PROBLEM DETAILS:
Restate exactly the lines of the entries below, beginning with the first and ending with the line that holds "2086, 1943] + MELHOR_TAIL". Pictures are not copied.

(Collected data entries)
Begin

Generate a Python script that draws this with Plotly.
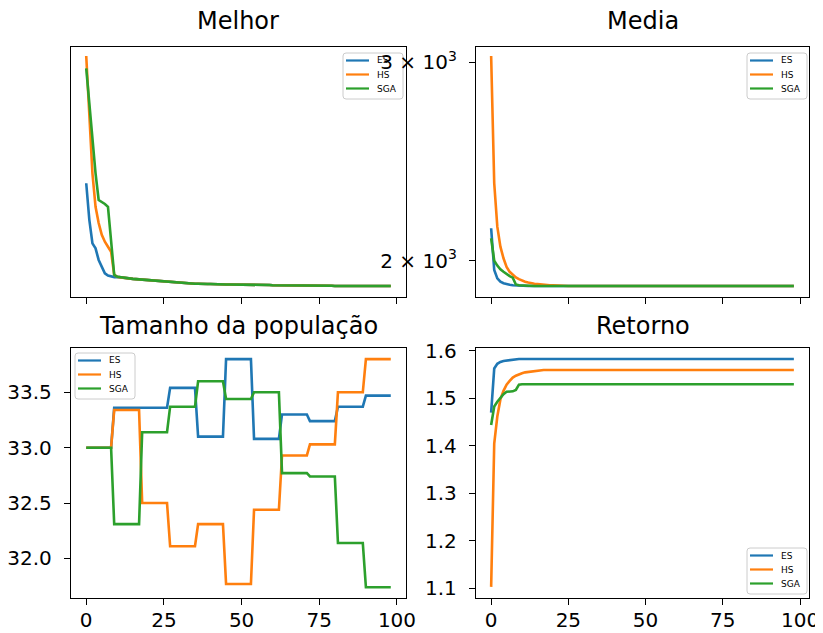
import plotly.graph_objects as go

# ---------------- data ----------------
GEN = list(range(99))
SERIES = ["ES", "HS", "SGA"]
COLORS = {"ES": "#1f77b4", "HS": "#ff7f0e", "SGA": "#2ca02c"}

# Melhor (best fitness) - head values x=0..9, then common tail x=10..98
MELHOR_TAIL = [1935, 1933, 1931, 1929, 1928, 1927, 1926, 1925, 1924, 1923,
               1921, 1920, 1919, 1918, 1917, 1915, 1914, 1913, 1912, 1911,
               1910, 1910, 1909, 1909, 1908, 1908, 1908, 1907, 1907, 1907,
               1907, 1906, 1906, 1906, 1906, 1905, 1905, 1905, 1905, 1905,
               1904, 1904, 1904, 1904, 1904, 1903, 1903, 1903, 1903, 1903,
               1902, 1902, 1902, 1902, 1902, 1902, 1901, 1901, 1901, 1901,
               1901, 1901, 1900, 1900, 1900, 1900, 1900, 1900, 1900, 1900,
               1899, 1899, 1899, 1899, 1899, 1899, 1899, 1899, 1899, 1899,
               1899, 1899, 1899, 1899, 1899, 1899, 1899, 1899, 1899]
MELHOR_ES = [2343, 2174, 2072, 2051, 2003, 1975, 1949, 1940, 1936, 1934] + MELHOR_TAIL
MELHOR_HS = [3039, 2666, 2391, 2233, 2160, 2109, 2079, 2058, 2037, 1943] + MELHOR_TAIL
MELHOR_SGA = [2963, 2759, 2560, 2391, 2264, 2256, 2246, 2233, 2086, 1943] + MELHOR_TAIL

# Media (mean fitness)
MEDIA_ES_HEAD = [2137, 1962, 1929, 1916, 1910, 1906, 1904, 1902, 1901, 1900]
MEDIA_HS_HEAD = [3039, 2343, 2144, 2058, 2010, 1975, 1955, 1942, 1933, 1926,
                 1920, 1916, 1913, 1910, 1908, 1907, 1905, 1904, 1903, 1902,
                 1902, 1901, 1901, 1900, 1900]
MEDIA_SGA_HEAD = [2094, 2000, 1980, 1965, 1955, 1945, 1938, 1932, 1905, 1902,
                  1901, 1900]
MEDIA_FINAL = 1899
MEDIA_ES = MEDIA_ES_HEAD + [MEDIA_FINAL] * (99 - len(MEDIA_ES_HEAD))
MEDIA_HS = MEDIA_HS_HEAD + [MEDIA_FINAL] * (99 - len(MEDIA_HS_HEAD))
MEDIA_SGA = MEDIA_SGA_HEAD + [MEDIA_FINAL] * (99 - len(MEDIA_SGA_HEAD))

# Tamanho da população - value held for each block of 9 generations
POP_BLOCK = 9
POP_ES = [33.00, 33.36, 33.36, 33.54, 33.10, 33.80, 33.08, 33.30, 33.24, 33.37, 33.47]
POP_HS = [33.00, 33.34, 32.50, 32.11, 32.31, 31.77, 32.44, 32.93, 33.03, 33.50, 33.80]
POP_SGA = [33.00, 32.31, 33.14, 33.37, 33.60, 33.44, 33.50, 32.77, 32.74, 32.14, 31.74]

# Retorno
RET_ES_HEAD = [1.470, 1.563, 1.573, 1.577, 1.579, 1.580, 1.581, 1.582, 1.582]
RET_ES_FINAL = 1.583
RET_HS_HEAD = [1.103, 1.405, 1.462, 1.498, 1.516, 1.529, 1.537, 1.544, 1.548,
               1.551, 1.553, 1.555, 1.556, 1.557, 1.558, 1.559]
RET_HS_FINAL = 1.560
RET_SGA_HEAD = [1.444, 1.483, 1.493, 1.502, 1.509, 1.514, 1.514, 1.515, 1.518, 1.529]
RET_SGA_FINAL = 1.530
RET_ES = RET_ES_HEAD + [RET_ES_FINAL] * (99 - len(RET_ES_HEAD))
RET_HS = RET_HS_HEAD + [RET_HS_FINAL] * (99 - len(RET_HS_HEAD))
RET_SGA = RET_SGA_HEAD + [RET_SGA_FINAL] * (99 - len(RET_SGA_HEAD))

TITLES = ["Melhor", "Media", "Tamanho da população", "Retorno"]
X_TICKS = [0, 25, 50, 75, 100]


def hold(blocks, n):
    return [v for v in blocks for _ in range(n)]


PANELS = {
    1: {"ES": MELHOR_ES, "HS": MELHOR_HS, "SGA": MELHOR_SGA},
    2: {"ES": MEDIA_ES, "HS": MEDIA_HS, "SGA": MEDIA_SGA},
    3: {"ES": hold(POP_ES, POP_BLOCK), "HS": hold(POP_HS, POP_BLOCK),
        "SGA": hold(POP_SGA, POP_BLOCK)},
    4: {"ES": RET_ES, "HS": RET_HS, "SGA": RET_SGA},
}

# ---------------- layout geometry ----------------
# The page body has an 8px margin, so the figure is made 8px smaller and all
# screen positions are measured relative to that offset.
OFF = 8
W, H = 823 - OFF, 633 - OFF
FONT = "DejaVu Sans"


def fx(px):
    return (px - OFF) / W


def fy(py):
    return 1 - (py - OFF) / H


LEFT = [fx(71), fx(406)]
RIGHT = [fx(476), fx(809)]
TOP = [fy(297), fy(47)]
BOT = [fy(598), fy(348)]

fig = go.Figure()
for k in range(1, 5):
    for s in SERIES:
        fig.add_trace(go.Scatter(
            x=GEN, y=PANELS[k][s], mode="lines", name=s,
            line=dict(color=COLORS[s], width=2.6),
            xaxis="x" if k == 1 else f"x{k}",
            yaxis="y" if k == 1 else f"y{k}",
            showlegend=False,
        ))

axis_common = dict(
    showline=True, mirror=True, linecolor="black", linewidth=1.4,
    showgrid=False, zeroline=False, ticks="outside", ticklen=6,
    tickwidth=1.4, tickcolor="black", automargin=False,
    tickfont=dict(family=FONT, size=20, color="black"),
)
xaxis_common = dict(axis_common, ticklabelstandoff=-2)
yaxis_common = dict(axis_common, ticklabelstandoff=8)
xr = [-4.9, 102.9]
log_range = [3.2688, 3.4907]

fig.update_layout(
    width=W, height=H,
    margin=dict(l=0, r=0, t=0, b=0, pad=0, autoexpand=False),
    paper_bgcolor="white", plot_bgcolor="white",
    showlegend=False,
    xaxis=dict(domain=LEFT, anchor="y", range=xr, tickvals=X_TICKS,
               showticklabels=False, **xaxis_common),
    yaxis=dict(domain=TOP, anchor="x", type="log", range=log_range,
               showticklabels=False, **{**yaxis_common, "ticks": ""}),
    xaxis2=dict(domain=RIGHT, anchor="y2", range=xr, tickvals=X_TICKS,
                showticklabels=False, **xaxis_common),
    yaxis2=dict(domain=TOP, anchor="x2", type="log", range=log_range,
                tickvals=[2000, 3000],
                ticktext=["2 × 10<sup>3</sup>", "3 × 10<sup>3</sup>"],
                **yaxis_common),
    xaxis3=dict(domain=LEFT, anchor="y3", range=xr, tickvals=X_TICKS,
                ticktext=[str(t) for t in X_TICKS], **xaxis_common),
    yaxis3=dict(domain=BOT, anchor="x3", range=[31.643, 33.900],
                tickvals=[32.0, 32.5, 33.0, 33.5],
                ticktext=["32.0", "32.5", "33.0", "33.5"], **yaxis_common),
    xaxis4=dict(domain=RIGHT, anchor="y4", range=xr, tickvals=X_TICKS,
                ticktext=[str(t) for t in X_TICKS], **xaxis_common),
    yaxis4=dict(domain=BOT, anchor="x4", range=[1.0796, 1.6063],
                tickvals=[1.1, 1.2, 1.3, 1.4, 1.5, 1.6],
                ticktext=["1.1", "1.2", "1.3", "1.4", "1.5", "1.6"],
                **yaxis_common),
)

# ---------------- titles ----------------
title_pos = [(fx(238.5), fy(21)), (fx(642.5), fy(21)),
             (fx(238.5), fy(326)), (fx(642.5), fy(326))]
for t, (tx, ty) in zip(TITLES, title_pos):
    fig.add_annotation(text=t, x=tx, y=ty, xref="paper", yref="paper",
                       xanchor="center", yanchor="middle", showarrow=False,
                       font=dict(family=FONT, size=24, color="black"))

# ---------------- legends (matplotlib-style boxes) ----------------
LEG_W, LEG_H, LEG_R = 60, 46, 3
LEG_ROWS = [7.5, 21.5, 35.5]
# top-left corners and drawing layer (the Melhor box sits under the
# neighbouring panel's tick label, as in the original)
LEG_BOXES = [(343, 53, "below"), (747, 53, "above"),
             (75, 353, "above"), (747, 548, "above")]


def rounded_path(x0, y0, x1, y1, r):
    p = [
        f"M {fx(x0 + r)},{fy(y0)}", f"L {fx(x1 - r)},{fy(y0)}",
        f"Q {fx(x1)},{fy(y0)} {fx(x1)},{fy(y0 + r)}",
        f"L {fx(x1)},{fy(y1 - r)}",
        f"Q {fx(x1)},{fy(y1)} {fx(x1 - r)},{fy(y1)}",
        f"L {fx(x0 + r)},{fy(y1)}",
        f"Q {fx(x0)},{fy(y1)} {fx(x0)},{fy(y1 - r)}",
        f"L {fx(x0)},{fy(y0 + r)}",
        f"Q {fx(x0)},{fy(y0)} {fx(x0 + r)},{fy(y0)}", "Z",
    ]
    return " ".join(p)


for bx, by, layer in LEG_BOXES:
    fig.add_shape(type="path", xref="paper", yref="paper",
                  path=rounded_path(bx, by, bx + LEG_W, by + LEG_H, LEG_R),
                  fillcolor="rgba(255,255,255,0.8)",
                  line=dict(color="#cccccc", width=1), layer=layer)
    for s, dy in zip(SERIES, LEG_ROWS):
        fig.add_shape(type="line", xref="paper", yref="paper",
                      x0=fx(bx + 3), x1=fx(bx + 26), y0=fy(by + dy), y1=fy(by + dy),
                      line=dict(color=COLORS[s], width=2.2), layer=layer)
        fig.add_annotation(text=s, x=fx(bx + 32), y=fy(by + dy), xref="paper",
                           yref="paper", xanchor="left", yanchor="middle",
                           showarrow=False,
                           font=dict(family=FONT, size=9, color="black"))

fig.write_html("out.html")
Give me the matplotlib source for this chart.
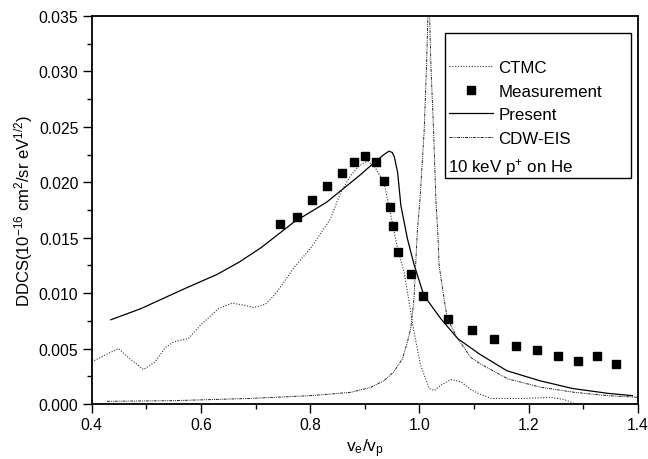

End

RESPONSE TO THE TASK:
Generate a Python script that draws this with Plotly.
import plotly.graph_objects as go

# ---------------- data ----------------
GEN = list(range(99))
SERIES = ["ES", "HS", "SGA"]
COLORS = {"ES": "#1f77b4", "HS": "#ff7f0e", "SGA": "#2ca02c"}

# Melhor (best fitness) - head values x=0..9, then common tail x=10..98
MELHOR_TAIL = [1935, 1933, 1931, 1929, 1928, 1927, 1926, 1925, 1924, 1923,
               1921, 1920, 1919, 1918, 1917, 1915, 1914, 1913, 1912, 1911,
               1910, 1910, 1909, 1909, 1908, 1908, 1908, 1907, 1907, 1907,
               1907, 1906, 1906, 1906, 1906, 1905, 1905, 1905, 1905, 1905,
               1904, 1904, 1904, 1904, 1904, 1903, 1903, 1903, 1903, 1903,
               1902, 1902, 1902, 1902, 1902, 1902, 1901, 1901, 1901, 1901,
               1901, 1901, 1900, 1900, 1900, 1900, 1900, 1900, 1900, 1900,
               1899, 1899, 1899, 1899, 1899, 1899, 1899, 1899, 1899, 1899,
               1899, 1899, 1899, 1899, 1899, 1899, 1899, 1899, 1899]
MELHOR_ES = [2343, 2174, 2072, 2051, 2003, 1975, 1949, 1940, 1936, 1934] + MELHOR_TAIL
MELHOR_HS = [3039, 2666, 2391, 2233, 2160, 2109, 2079, 2058, 2037, 1943] + MELHOR_TAIL
MELHOR_SGA = [2963, 2759, 2560, 2391, 2264, 2256, 2246, 2233, 2086, 1943] + MELHOR_TAIL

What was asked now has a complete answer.